According to this report, there are hundreds more detainees currently in China awaiting repatriation, out of an estimated 50,000 to 100,000 North Koreans currently roaming China, including women sold to Chinese men, those in search of food, and those trying to make it to the South:
Those who are looking for food often find work at factories or lumber camps in China as undocumented immigrant workers. But those who wish to defect to the South move to designated gathering points, from where they are taken to safe houses provided by Christian missions and cross the border through the southwestern province of Yunnan into Laos or Burma. They then make their way to Thailand, where they spend three or four weeks in immigration detention centers before they are deported to South Korea.

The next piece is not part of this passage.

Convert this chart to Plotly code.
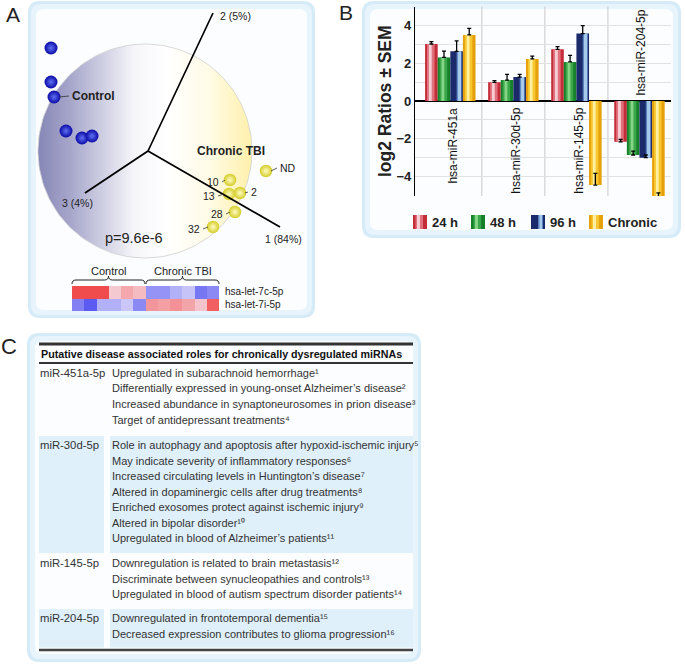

Some 2,500 to 3,000 defectors have reached South Korea annually over the past five years, 2,737 last year.
The fate of defectors who are arrested in China and repatriated depends on what motivated them to flee in the first place. Those who fled hunger are normally categorized as ordinary criminals and held in prisons or labor camps managed by the Ministry of People's Security. They suffer forced labor and beatings but are released after a certain period.
But those who are found to have attempted to escape to South Korea, contacted South Koreans or foreigners, or visited churches, are treated as political criminals and held in political concentration camps supervised by the State Security Department. Some are executed, depending on the extent of their crimes or the prevailing mood in the regime.
Meanwhile, as part of the general tightening of security in border areas since the accession of Kim Jong Un, fifty or so agents from the National Security Agency are reported to have entered China to hunt out North Korean defectors. Although there's no specific information either way, it's highly unlikely that this would be done without some kind of nod from Beijing.